#### DATA PROVIDED:
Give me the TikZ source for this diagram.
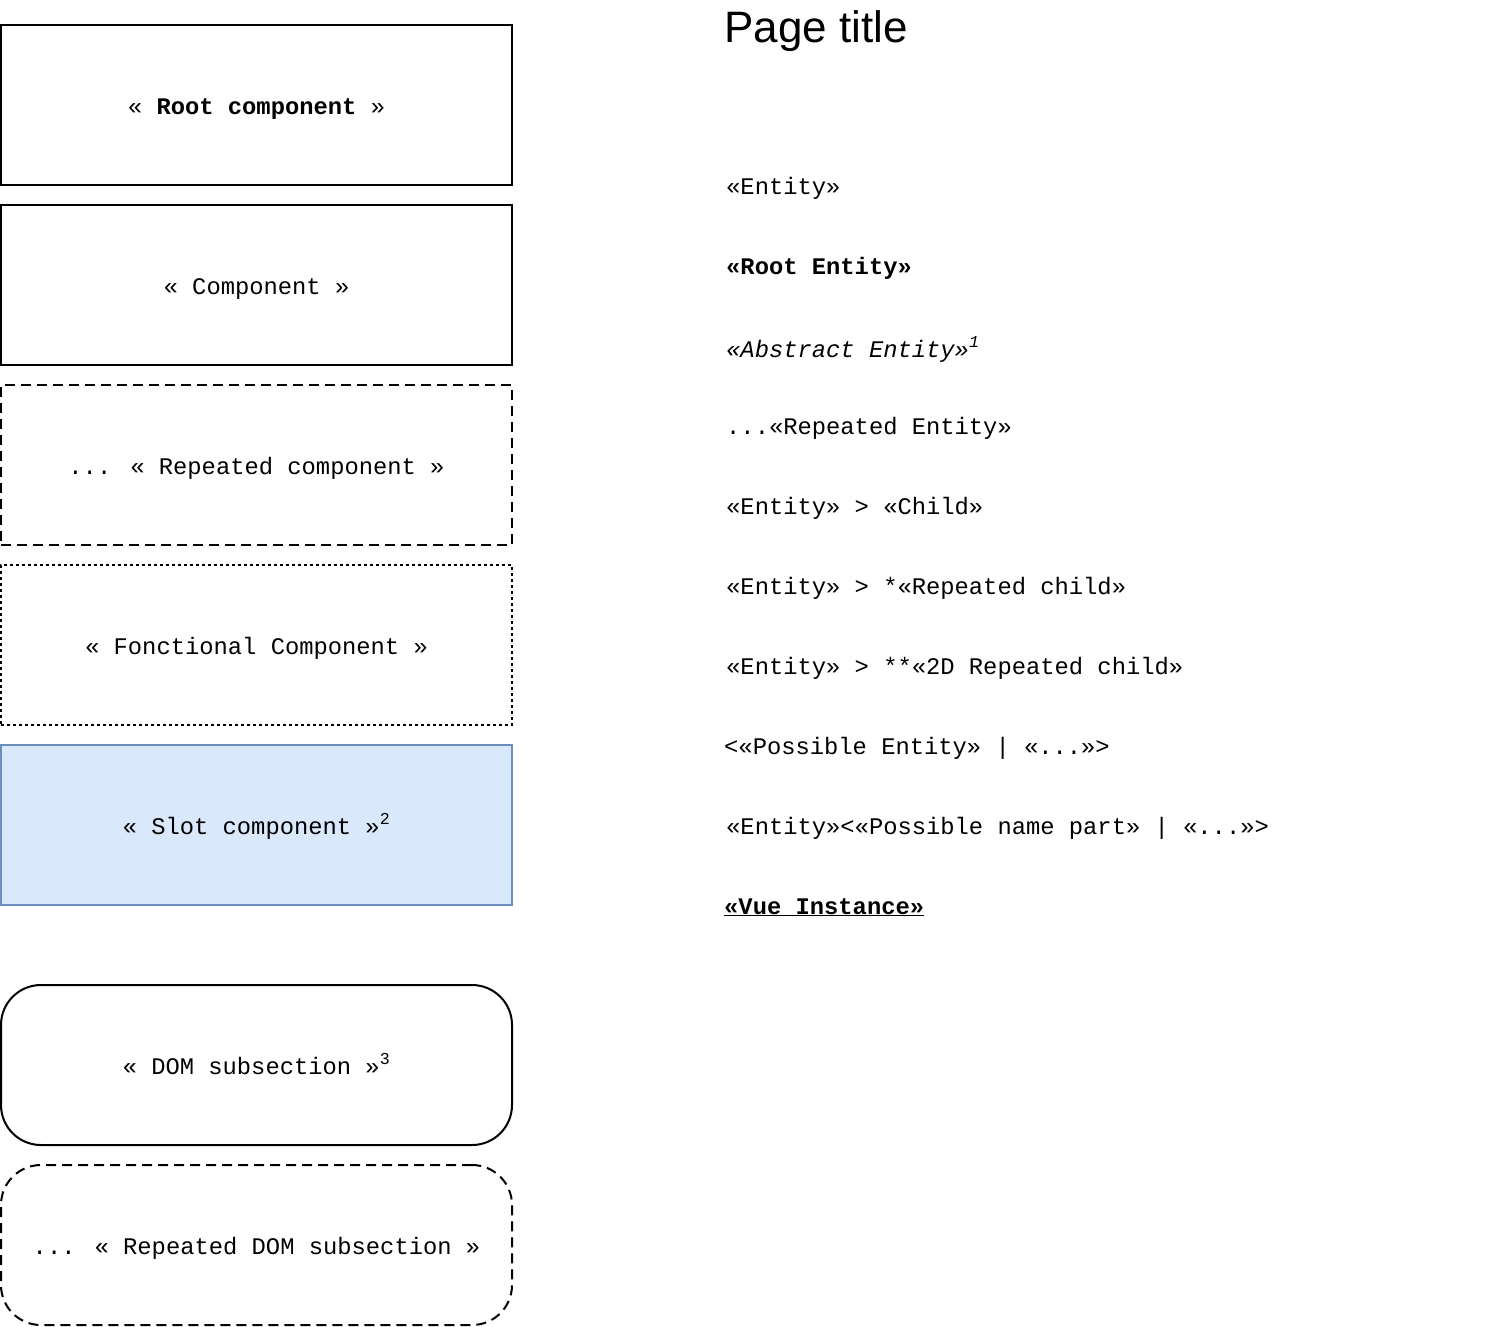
\documentclass[tikz,border=0pt]{standalone}
\usepackage{fontspec}
\setmainfont{Liberation Mono}
\setmonofont{Liberation Mono}
\setsansfont{Liberation Sans}
\usepackage{tikz}
\usetikzlibrary{positioning}
\definecolor{slotfill}{RGB}{218,232,252}
\definecolor{slotline}{RGB}{108,142,191}

\begin{document}
\begin{tikzpicture}[x=1pt, y=-1pt,
    every node/.style = {align=center, font=\fontsize{23.8}{28}\selectfont},
    comp/.style = {draw, line width=2pt, minimum width=511pt, minimum height=160pt, outer sep=0pt, inner sep=0pt, text height=18pt, text depth=0pt},
    repeated/.style = {comp, dash pattern=on 10pt off 6pt},
    fonctional/.style = {comp, dash pattern=on 3pt off 3pt},
    slot/.style = {comp, draw=slotline, fill=slotfill},
    domsec/.style = {comp, rounded corners=40pt},
    repdomsec/.style = {domsec, dash pattern=on 10pt off 6pt},
    entity/.style = {anchor=base west, inner sep=0pt}]
    \useasboundingbox (0,0) rectangle (1502,1326);
    % components
    \node[comp] (rootcomp) at (256.5,105) {« \textbf{Root component} »};
    \node[comp, below=20pt of rootcomp] (comp) {« Component »};
    \node[repeated, below=20pt of comp] (repcomp) {... « Repeated component »};
    \node[fonctional, below=20pt of repcomp] (foncomp) {« Fonctional Component »};
    \node[slot, below=20pt of foncomp] (slotcomp) {« Slot component »\textsuperscript{2}};
    \node[domsec, below=80pt of slotcomp] (domsub) {« DOM subsection »\textsuperscript{3}};
    \node[repdomsec, below=20pt of domsub] (repdomsub) {... « Repeated DOM subsection »};
    % legend
    \node[anchor=base west, inner sep=0pt, font=\sffamily\fontsize{44}{50}\selectfont] (title) at (724,42) {Page title};
    \node[entity] (entity) at (726,194) {«Entity»};
    \node[entity] (rootentity) at (726,274) {\textbf{«Root Entity»}};
    \node[entity] (abstract) at (726,357) {\textit{«Abstract Entity»}\textsuperscript{\textit{1}}};
    \node[entity] (repentity) at (726,434) {...«Repeated Entity»};
    \node[entity] (child) at (726,514) {«Entity» > «Child»};
    \node[entity] (repchild) at (726,594) {«Entity» > *«Repeated child»};
    \node[entity] (repchildtwo) at (726,674) {«Entity» > **«2D Repeated child»};
    \node[entity] (possible) at (724,754) {<«Possible Entity» | «...»>};
    \node[entity] (possiblename) at (726,834) {«Entity»<«Possible name part» | «...»>};
    \node[entity] (vue) at (724,914) {\underline{\textbf{«Vue Instance»}}};
  \end{tikzpicture}
\end{document}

#### INSTRUCTIONS TO FOLLOW:
Strip out the pictures and quote the remaining data word for word.

#### SOLUTION BELOW:
Give me the TikZ source for this diagram.
\documentclass[tikz,border=0pt]{standalone}
\usepackage{fontspec}
\setmainfont{Liberation Mono}
\setmonofont{Liberation Mono}
\setsansfont{Liberation Sans}
\usepackage{tikz}
\usetikzlibrary{positioning}
\definecolor{slotfill}{RGB}{218,232,252}
\definecolor{slotline}{RGB}{108,142,191}

\begin{document}
\begin{tikzpicture}[x=1pt, y=-1pt,
    every node/.style = {align=center, font=\fontsize{23.8}{28}\selectfont},
    comp/.style = {draw, line width=2pt, minimum width=511pt, minimum height=160pt, outer sep=0pt, inner sep=0pt, text height=18pt, text depth=0pt},
    repeated/.style = {comp, dash pattern=on 10pt off 6pt},
    fonctional/.style = {comp, dash pattern=on 3pt off 3pt},
    slot/.style = {comp, draw=slotline, fill=slotfill},
    domsec/.style = {comp, rounded corners=40pt},
    repdomsec/.style = {domsec, dash pattern=on 10pt off 6pt},
    entity/.style = {anchor=base west, inner sep=0pt}]
    \useasboundingbox (0,0) rectangle (1502,1326);
    % components
    \node[comp] (rootcomp) at (256.5,105) {« \textbf{Root component} »};
    \node[comp, below=20pt of rootcomp] (comp) {« Component »};
    \node[repeated, below=20pt of comp] (repcomp) {... « Repeated component »};
    \node[fonctional, below=20pt of repcomp] (foncomp) {« Fonctional Component »};
    \node[slot, below=20pt of foncomp] (slotcomp) {« Slot component »\textsuperscript{2}};
    \node[domsec, below=80pt of slotcomp] (domsub) {« DOM subsection »\textsuperscript{3}};
    \node[repdomsec, below=20pt of domsub] (repdomsub) {... « Repeated DOM subsection »};
    % legend
    \node[anchor=base west, inner sep=0pt, font=\sffamily\fontsize{44}{50}\selectfont] (title) at (724,42) {Page title};
    \node[entity] (entity) at (726,194) {«Entity»};
    \node[entity] (rootentity) at (726,274) {\textbf{«Root Entity»}};
    \node[entity] (abstract) at (726,357) {\textit{«Abstract Entity»}\textsuperscript{\textit{1}}};
    \node[entity] (repentity) at (726,434) {...«Repeated Entity»};
    \node[entity] (child) at (726,514) {«Entity» > «Child»};
    \node[entity] (repchild) at (726,594) {«Entity» > *«Repeated child»};
    \node[entity] (repchildtwo) at (726,674) {«Entity» > **«2D Repeated child»};
    \node[entity] (possible) at (724,754) {<«Possible Entity» | «...»>};
    \node[entity] (possiblename) at (726,834) {«Entity»<«Possible name part» | «...»>};
    \node[entity] (vue) at (724,914) {\underline{\textbf{«Vue Instance»}}};
  \end{tikzpicture}
\end{document}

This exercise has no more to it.